C.  The teaching of Art and Rhetoric

o  Thomas Wilson believed that every discipline could be reduced to a method. His discussion of memory is the longest of any of the Tudor scholars since he analyzed its relationship with method, organization, and logic. Delivery was divided into voice and gesture, just as Ramus had suggested.

o  Nonetheless, his book did endorse the teaching of the art of rhetoric that led in the part to its renaissance in England.

o  The introduction of rhetorical studies to England caused a debate over the proper uses of rhetoric in the courts.

o  In 1600, William Fulbecke wrote A Directive or Preparative to the study of Law, which reviewed and refuted arguments made by Wilson and others in support of rhetoric.

o  Henry Peacham and George Puttenham argued for and practiced rhetoric as tropology. He published Garden of Eloquence in 1577. Puttenham claimed that art was a “certain order of rules prescribed by reason, and gathered by experience”. He also believed that language brings art to perfection through practice, including those “artes of Grammar, Logicke, and Rhetorick”.

D.  The King James Bible

o  Like Horace and Cicero before him, Puttenham believed that style was the image of the speaker. That is why in chapter V of Book III, The Arte of English Poesie, he claimed that style projects one’s persona.

o  The neoclassical period in England revived Horace in poetry and literature, and Cicero and Quintilian in rhetoric, and as we have seen, Tyndale’s Bible had improved the language.

o  It was during this period that the King James Version of the Bible was written.

The Spanish Renaissance

o  The Renaissance came more slowly to Spain, where the Catholic Church exercised its authority with incredible cruelty, especially under Ferdinand and Isabella who revived the Inquisition in 1480 to ferret out the heretics and convert the Jews and Muslims.

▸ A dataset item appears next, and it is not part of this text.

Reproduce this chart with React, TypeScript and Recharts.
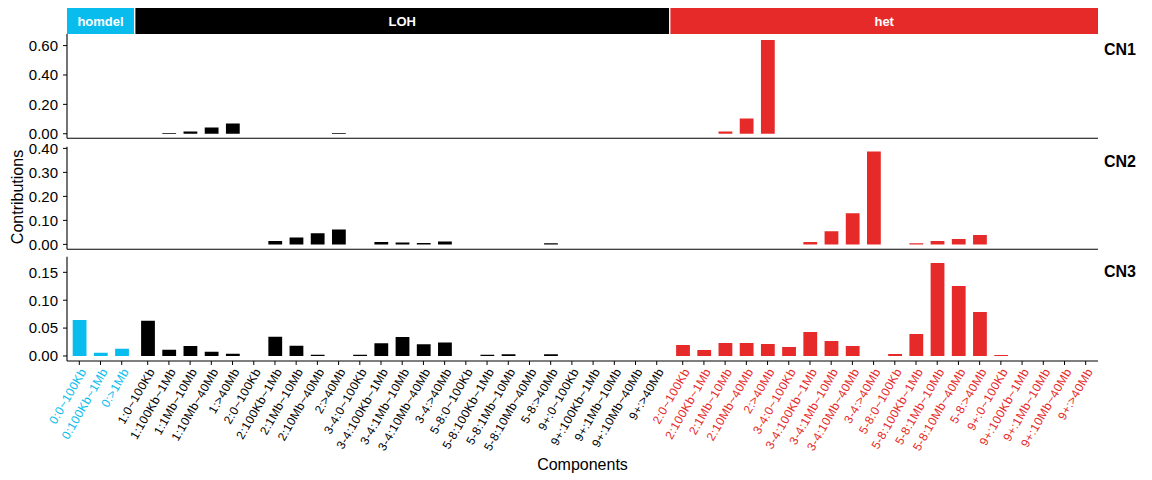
import React from 'react';
import { BarChart, Bar, XAxis, YAxis, Cell, ReferenceArea } from 'recharts';

// ---------- categories ----------
const homdelLabels = ['0:0~100Kb', '0:100Kb~1Mb', '0:>1Mb'];
const lohLabels = [
  '1:0~100Kb', '1:100Kb~1Mb', '1:1Mb~10Mb', '1:10Mb~40Mb', '1:>40Mb',
  '2:0~100Kb', '2:100Kb~1Mb', '2:1Mb~10Mb', '2:10Mb~40Mb', '2:>40Mb',
  '3-4:0~100Kb', '3-4:100Kb~1Mb', '3-4:1Mb~10Mb', '3-4:10Mb~40Mb', '3-4:>40Mb',
  '5-8:0~100Kb', '5-8:100Kb~1Mb', '5-8:1Mb~10Mb', '5-8:10Mb~40Mb', '5-8:>40Mb',
  '9+:0~100Kb', '9+:100Kb~1Mb', '9+:1Mb~10Mb', '9+:10Mb~40Mb', '9+:>40Mb',
];
const hetLabels = [
  '2:0~100Kb', '2:100Kb~1Mb', '2:1Mb~10Mb', '2:10Mb~40Mb', '2:>40Mb',
  '3-4:0~100Kb', '3-4:100Kb~1Mb', '3-4:1Mb~10Mb', '3-4:10Mb~40Mb', '3-4:>40Mb',
  '5-8:0~100Kb', '5-8:100Kb~1Mb', '5-8:1Mb~10Mb', '5-8:10Mb~40Mb', '5-8:>40Mb',
  '9+:0~100Kb', '9+:100Kb~1Mb', '9+:1Mb~10Mb', '9+:10Mb~40Mb', '9+:>40Mb',
];
const groupNames = ['homdel', 'LOH', 'het'];
const groupColors = ['#08BDEE', '#000000', '#E62A2A'];

// ---------- series values (homdel 3, LOH 25, het 20) ----------
const cn1Values = [
  0, 0, 0,
  0, 0.005, 0.016, 0.043, 0.07,
  0, 0, 0, 0, 0.005,
  0, 0, 0, 0, 0,
  0, 0, 0, 0, 0,
  0, 0, 0, 0, 0,
  0, 0, 0.015, 0.104, 0.639,
  0, 0, 0, 0, 0,
  0, 0, 0, 0, 0,
  0, 0, 0, 0, 0,
];
const cn2Values = [
  0, 0, 0,
  0, 0, 0, 0, 0,
  0, 0.014, 0.029, 0.046, 0.0625,
  0, 0.01, 0.008, 0.006, 0.012,
  0, 0, 0, 0, 0.005,
  0, 0, 0, 0, 0,
  0, 0, 0, 0, 0,
  0, 0.01, 0.055, 0.13, 0.3875,
  0, 0.005, 0.014, 0.022, 0.039,
  0, 0, 0, 0, 0,
];
const cn3Values = [
  0.0645, 0.006, 0.013,
  0.063, 0.011, 0.018, 0.0077, 0.004,
  0, 0.0346, 0.0185, 0.002, 0,
  0.002, 0.023, 0.034, 0.021, 0.024,
  0, 0.002, 0.003, 0, 0.003,
  0, 0, 0, 0, 0,
  0.0197, 0.0108, 0.0233, 0.0233, 0.0215,
  0.016, 0.043, 0.027, 0.018, 0,
  0.0036, 0.0394, 0.1667, 0.1254, 0.0789,
  0.0018, 0, 0, 0, 0,
];

// ---------- axis ticks ----------
const cn1Ticks = [0, 0.2, 0.4, 0.6];
const cn2Ticks = [0, 0.1, 0.2, 0.3, 0.4];
const cn3Ticks = [0, 0.05, 0.1, 0.15];

// ---------- build table (facet layout: small expansion + gap between groups) ----------
const EXP = 0.08;
const GAP = 0.065;
const groupLabelLists = [homdelLabels, lohLabels, hetLabels];
type Row = { label: string; group: number; pos: number; cn1: number; cn2: number; cn3: number };
const data: Row[] = [];
const bounds: [number, number][] = [];
let cursor = 0;
let idx = 0;
groupLabelLists.forEach((labels, g) => {
  const x1 = cursor;
  labels.forEach((lab, k) => {
    data.push({ label: lab, group: g, pos: x1 + EXP + k + 0.5, cn1: cn1Values[idx], cn2: cn2Values[idx], cn3: cn3Values[idx] });
    idx++;
  });
  const x2 = x1 + labels.length + 2 * EXP;
  bounds.push([x1, x2]);
  cursor = x2 + GAP;
});
const XMAX = cursor - GAP;
const positions = data.map((d) => d.pos);

const FONT = '"Liberation Sans", Arial, Helvetica, sans-serif';
const W = 1152;
const H = 480;
const LEFT = 67;
const RIGHT = 54;

const XTick = (props: any) => {
  const { x, y, payload } = props;
  const d = data.find((r) => Math.abs(r.pos - payload.value) < 1e-6);
  if (!d) return null;
  return (
    <text
      x={0}
      y={0}
      dy="0.72em"
      transform={`translate(${x},${y}) rotate(-60)`}
      textAnchor="end"
      fill={groupColors[d.group]}
      fontSize={12}
      letterSpacing={0.4}
      fontFamily={FONT}
    >
      {d.label}
    </text>
  );
};

const fmt = (v: number) => v.toFixed(2);

type PanelProps = {
  dataKey: 'cn1' | 'cn2' | 'cn3';
  top: number;
  bottom: number;
  domain: [number, number];
  ticks: number[];
  showX: boolean;
};

const Panel = ({ dataKey, top, bottom, domain, ticks, showX }: PanelProps) => (
  <div style={{ position: 'absolute', left: 0, top: 0 }}>
    <BarChart width={W} height={H} data={data} margin={{ top, right: RIGHT, left: 0, bottom: 0 }}>
      <XAxis
        type="number"
        dataKey="pos"
        domain={[0, XMAX]}
        allowDataOverflow
        ticks={positions}
        interval={0}
        height={H - bottom}
        axisLine={{ stroke: '#000', strokeWidth: 1.1 }}
        tickLine={showX ? { stroke: '#000', strokeWidth: 1 } : false}
        tickSize={4}
        tickMargin={2}
        tick={showX ? <XTick /> : false}
        label={
          showX
            ? { value: 'Components', position: 'insideBottom', offset: 10, fill: '#000', fontSize: 16, fontFamily: FONT }
            : undefined
        }
      />
      <YAxis
        type="number"
        width={LEFT}
        domain={domain}
        allowDataOverflow
        ticks={ticks}
        interval={0}
        tickFormatter={fmt}
        axisLine={{ stroke: '#000', strokeWidth: 1.1 }}
        tickLine={{ stroke: '#000', strokeWidth: 1 }}
        tickSize={4}
        tickMargin={5}
        tick={{ fill: '#000', fontSize: 15, fontFamily: FONT }}
      />
      <Bar dataKey={dataKey} barSize={13.8} isAnimationActive={false}>
        {data.map((d, i) => (
          <Cell key={i} fill={groupColors[d.group]} />
        ))}
      </Bar>
    </BarChart>
  </div>
);

const StripHeader = () => (
  <div style={{ position: 'absolute', left: 0, top: 8 }}>
    <BarChart width={W} height={26} data={data} margin={{ top: 0, right: RIGHT, left: LEFT, bottom: 0 }}>
      <XAxis type="number" dataKey="pos" domain={[0, XMAX]} allowDataOverflow hide />
      <YAxis type="number" domain={[0, 1]} allowDataOverflow hide />
      {bounds.map((b, g) => (
        <ReferenceArea
          key={g}
          x1={b[0]}
          x2={b[1]}
          y1={0}
          y2={1}
          fill={groupColors[g]}
          fillOpacity={1}
          stroke="none"
          ifOverflow="visible"
          label={{ value: groupNames[g], position: 'center', fill: '#fff', fontSize: 13, fontWeight: 'bold', fontFamily: FONT }}
        />
      ))}
    </BarChart>
  </div>
);

const facetLabels = ['CN1', 'CN2', 'CN3'];
const facetBaselines = [55, 167, 277];

export default function App() {
  return (
    <div style={{ position: 'absolute', left: 0, top: 0, width: W, height: H, background: '#fff', fontFamily: FONT }}>
      <StripHeader />
      <Panel dataKey="cn1" top={34} bottom={138.3} domain={[-0.031, 0.679]} ticks={cn1Ticks} showX={false} />
      <Panel dataKey="cn2" top={146.7} bottom={249.3} domain={[-0.0205, 0.407]} ticks={cn2Ticks} showX={false} />
      <Panel dataKey="cn3" top={256.7} bottom={361} domain={[-0.009, 0.178]} ticks={cn3Ticks} showX={true} />
      <svg width={W} height={H} style={{ position: 'absolute', left: 0, top: 0, pointerEvents: 'none' }}>
        <text
          transform="translate(22.5,197) rotate(-90)"
          textAnchor="middle"
          fontSize={16}
          fontFamily={FONT}
          fill="#000"
        >
          Contributions
        </text>
        {facetLabels.map((t, i) => (
          <text key={t} x={1104} y={facetBaselines[i]} fontSize={16} fontWeight="bold" fontFamily={FONT} fill="#000">
            {t}
          </text>
        ))}
      </svg>
    </div>
  );
}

o  The Inquisition in Spain became so violent that Pope Sixtus condemned it. Five thousand Jews were publicly punished and another 500 were burned at the stake. The Spanish monarchs vowed to expel Muslims from their land and succeeded in 1492, when a civil war among Muslims broke out in Granada, the last stronghold of Islam in Spain.

A.  Persecution

o  King Ferdinand and Queen Isabella then incorporated great reserves of Muslim knowledge from Toledo, Cordoba, and Granada. They Christianized these communities but retained their Muslim architects and tile makers.

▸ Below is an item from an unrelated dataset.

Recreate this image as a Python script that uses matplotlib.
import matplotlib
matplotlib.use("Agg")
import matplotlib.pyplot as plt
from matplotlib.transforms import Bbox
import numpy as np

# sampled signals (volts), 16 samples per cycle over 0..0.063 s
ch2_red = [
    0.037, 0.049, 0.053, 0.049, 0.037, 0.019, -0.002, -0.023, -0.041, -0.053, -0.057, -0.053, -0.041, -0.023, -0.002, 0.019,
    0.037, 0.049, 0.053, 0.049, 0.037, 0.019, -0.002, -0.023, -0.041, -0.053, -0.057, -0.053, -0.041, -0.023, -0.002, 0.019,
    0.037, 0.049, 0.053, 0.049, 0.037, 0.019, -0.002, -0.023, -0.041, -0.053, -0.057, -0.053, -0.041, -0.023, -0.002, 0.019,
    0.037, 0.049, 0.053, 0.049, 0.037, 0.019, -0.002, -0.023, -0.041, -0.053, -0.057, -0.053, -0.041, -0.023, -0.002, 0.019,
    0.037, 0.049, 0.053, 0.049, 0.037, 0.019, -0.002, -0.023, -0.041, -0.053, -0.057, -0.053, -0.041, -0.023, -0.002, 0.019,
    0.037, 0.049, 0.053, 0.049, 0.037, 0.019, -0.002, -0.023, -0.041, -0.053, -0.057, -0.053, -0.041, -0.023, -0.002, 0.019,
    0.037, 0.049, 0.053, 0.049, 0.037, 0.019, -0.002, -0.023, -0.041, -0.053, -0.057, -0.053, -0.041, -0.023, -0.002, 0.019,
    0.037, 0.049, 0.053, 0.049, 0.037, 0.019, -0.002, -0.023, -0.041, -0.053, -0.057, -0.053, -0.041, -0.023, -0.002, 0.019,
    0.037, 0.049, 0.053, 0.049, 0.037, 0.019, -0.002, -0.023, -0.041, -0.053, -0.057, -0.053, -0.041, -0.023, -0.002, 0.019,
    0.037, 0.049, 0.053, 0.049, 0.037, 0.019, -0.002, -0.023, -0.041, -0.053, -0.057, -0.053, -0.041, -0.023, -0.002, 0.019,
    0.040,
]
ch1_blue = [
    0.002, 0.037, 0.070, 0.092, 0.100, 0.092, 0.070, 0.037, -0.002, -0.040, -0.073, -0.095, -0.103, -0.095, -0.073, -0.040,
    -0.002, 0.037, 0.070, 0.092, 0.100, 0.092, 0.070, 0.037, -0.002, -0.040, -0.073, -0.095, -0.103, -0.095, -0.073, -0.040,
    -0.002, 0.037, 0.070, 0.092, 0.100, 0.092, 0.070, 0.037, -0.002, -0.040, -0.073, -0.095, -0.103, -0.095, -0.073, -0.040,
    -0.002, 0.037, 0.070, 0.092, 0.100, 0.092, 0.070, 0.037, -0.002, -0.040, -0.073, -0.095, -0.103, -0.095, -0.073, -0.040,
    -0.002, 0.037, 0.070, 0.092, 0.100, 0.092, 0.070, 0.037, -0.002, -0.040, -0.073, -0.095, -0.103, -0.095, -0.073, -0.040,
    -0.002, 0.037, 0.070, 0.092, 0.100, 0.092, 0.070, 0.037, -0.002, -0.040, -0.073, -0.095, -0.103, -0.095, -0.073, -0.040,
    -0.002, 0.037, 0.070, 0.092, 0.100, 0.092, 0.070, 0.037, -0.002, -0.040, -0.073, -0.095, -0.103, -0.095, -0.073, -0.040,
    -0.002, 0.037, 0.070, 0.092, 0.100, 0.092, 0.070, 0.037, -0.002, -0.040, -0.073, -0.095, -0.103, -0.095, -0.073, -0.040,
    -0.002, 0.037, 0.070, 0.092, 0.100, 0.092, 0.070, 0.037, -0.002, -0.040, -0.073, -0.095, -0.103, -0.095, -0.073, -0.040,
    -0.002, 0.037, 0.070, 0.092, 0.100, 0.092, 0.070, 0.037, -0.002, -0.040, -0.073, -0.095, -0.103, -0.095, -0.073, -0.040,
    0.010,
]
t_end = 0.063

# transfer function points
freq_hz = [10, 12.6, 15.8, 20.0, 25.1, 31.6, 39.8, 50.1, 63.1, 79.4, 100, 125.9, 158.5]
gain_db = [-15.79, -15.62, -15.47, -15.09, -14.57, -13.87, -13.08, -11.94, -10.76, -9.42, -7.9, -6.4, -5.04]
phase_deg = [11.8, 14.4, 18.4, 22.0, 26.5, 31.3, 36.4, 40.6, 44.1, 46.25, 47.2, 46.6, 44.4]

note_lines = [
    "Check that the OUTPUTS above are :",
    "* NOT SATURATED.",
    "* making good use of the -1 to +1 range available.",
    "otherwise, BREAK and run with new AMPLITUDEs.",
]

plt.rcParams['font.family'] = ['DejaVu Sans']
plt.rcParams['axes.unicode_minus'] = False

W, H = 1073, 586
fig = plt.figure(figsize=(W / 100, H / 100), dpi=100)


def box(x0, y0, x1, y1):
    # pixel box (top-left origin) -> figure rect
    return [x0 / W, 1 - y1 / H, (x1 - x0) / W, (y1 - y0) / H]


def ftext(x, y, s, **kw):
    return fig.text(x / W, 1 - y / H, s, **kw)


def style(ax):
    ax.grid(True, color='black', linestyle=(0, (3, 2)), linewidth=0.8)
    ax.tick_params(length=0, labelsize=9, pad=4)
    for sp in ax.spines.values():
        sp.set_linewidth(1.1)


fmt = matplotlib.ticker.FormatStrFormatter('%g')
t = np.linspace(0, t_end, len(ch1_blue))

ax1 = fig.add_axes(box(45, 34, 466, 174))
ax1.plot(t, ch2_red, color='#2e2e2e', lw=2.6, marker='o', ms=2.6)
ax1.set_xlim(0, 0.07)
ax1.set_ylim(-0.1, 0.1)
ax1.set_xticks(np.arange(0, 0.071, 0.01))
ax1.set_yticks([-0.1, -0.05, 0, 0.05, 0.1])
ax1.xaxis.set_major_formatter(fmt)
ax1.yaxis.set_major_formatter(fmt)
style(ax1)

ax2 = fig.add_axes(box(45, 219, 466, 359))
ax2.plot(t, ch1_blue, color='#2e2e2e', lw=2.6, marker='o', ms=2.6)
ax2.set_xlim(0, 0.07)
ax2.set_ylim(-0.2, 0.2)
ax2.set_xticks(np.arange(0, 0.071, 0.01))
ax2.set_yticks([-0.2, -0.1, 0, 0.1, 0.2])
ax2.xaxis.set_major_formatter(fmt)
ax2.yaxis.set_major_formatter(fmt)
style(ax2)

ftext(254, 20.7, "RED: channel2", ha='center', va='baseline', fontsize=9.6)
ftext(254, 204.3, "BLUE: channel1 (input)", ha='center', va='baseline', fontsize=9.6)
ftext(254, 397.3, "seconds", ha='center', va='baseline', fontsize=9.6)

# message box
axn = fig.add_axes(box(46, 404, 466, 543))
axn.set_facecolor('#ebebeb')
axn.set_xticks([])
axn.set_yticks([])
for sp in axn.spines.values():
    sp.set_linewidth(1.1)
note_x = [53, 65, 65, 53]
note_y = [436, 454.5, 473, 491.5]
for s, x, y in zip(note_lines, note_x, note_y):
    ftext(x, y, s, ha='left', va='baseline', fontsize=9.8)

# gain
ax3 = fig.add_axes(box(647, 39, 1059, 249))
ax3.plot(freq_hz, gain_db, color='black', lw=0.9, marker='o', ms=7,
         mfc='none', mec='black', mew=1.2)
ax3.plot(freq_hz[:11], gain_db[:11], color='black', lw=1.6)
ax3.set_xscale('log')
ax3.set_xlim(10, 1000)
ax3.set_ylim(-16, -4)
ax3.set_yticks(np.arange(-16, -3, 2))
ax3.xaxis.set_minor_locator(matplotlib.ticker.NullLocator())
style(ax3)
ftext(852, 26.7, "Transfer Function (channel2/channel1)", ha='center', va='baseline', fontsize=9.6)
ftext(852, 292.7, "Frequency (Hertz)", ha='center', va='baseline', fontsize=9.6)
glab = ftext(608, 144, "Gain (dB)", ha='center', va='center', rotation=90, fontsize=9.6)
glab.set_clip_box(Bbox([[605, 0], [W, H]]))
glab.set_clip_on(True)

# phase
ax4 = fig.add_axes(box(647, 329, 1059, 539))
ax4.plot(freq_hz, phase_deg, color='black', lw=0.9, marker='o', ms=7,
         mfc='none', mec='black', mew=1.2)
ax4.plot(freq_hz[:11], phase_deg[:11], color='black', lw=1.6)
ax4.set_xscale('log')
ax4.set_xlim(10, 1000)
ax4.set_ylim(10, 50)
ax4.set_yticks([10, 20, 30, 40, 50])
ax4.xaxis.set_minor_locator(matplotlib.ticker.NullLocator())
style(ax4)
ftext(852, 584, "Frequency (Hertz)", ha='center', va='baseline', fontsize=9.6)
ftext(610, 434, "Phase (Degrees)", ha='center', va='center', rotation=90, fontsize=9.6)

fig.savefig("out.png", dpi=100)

o  The persecution of these minorities retarded the development of new ways of thinking and caused an exodus of major scholars from Spain. However, Ferdinand’s acquisition of territories in the New World and conquest of Sicily and Naples brought many riches to the kingdom.

o  It is one of the reasons that Machiavelli uses Ferdinand as his model prince. This renaissance in Spain led to a revival of rhetoric there.

B.  Women in Jesuit schools

o  Gregoria Mayans Y Siscar’s (1699-1782) Rhetorica, which was published in Valencia in 1757, was the culmination of works begun by such scholars as Juan Luis Vives (1492-1540) and much more.

o  Being a Jesuit, Mayans goal was to write a Christian rhetoric that was more accessible and clear than Augustine’s De doctrina christiana. Thus, it should come as no surprise that Mayans’ Rhetorica is highly Ciceronian in its orientation and probably derived from Soares’ work.

o  Vives favored admitting women into Jesuit schools, which were fast becoming the best in Europe.

C.  Juan Luis Vives (1492-1540)

o  One of Mayans’s forerunners, Vives, who was from Valencia in Spain, was important not only for his writing on rhetoric and his new translation of Augustine’s City of God but also for tutoring Mary, the daughter of Catherine and Aragon and King Henry VIII.

o  H wrote his letter on deliberative speaking in Oxford in 1523, where he also revealed the influence of scholastics on his work by arguing that invention was the province of dialect, not rhetoric.

o  He also came to believe that rhetoric was “the living flow of the soul”. His theories soften the Ramain influence in the work of Thomas Wilson.

o  From this point on rhetoric spreads to America with the Puritans.